Another cereal had cutouts on the back where you could collect Sergeant Preston of the Yukon, his dogsled team and an entire Yukon village (the blacksmith shop, the Saloon, the hotel, etc.). I think there were also a couple bad guys. You would cut out the buildings, fold them the correct way and then stand them up. It was cool!

Another cereal had an offer where you could send away for a Lone Ranger badge with a secret compartment! I ordered a bunch of them and started my own Lone Ranger Club. Other cereals had special rings inside each box. Still others had a paper plane on the back that you could cut out, fold up and fly. Yes, cold cereal gave you something to eat --- plus entertainment!

In late grade school I discovered the morning newspaper. And as I ate my cold cereal I would read the paper --- which was another form of entertainment --- and which also had the added benefit of “being informed”. This morning ritual continued through high school. But in college I usually skipped breakfast and the newspaper. It was tough enough to roll out of bed and drag yourself to an early morning class. There just wasn’t enough time for breakfast and a paper read.

At Navy Officer’s Candidate School in Rhode Island we marched to the mess hall and went through the chow line. At least there you had a choice --- which choice you had to consume within fifteen minutes --- and then march back to the barracks for clean up time. There was no time allotted for any paper reading. We could’ve been in World War III and we wouldn’t have known about it.

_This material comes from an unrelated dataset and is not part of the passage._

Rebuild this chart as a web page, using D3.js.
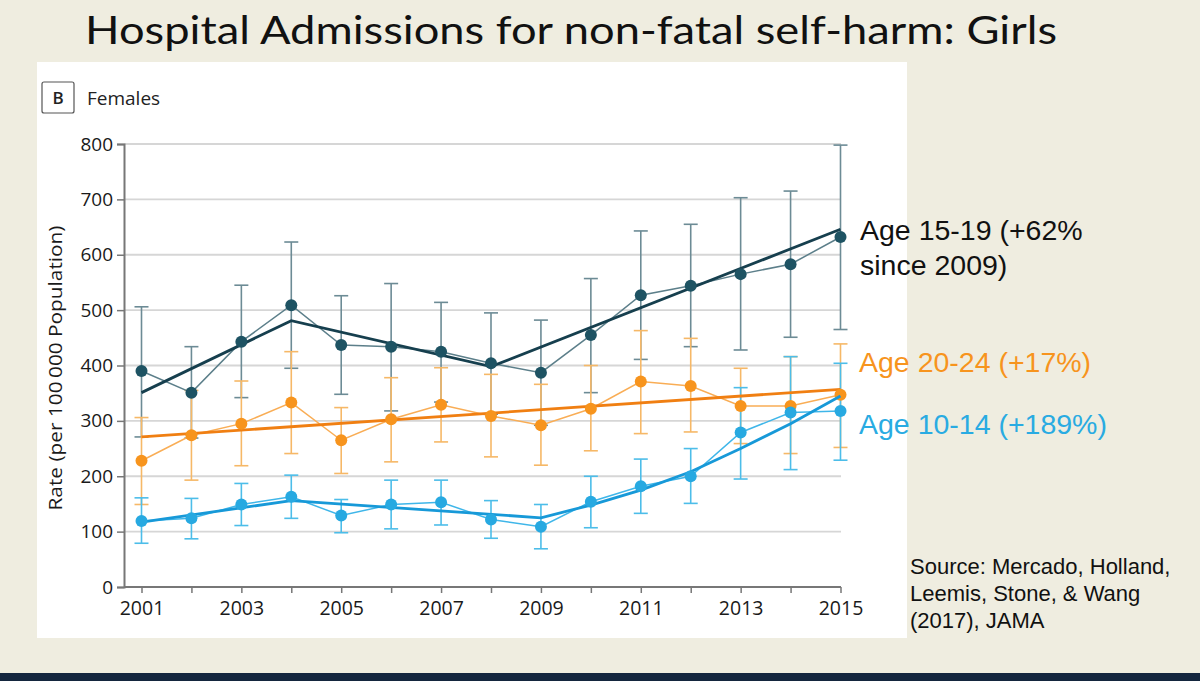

Aboard a Destroyer Escort out of Galveston Texas you ate in the Wardroom if you were an officer. Stewards would serve you and you could generally have what you wanted. Cold cereal was always available as was a hot meal or two. Pancakes or eggs with bacon or sausage were usually a choice. Juice and hot coffee were standard fare. When you had the mid-watch up on the bridge (midnight to four pm) a hot cup of coffee was a must --- especially on those cold nights.

In law school I was married and the breakfast routine went back to juice, cold cereal and the morning newspaper. During the thirty-one years that I practiced law my breakfast routine changed. I still drank a glass of juice --- but instead of cold cereal I would have a chocolate Instant Breakfast. They were supposed to be more nourishing and they were good. I was still reading the morning paper --- but I was consuming an all-liquid breakfast. I would also drink coffee --- but not until I got to work. Towards the end of my practice I began to drink coffee at home on the weekends. So I was into three different liquids for breakfast.

Upon retirement the “weekend breakfast routine” became the daily breakfast routine. But since there were no longer any time restraints I started to add a Danish, a doughnut or a muffin to the all-liquid breakfast. Breakfast with the morning paper now runs about one hour on most days --- and longer on Sundays.

Yes, I enjoyed the Walt Disney comic books, the Sergeant Preston Village and the Lone Ranger badge with the secret compartment. But I realize now that I am now having the best breakfasts of all. Grade school, high school, college, the Navy, law school and the practice of law are all behind me. I can spend as much time as I please having breakfast and reading the morning paper. But the best part of all is sitting at that kitchen table across from the woman I love --- who is reading another section of the paper as she sips her coffee. She always looks cute in her bathrobe and she doesn’t like eggs either. Yes, breakfasts today are good. I think that after I finish breakfast today, I’ll go upstairs, get on the computer and write a story about breakfasts.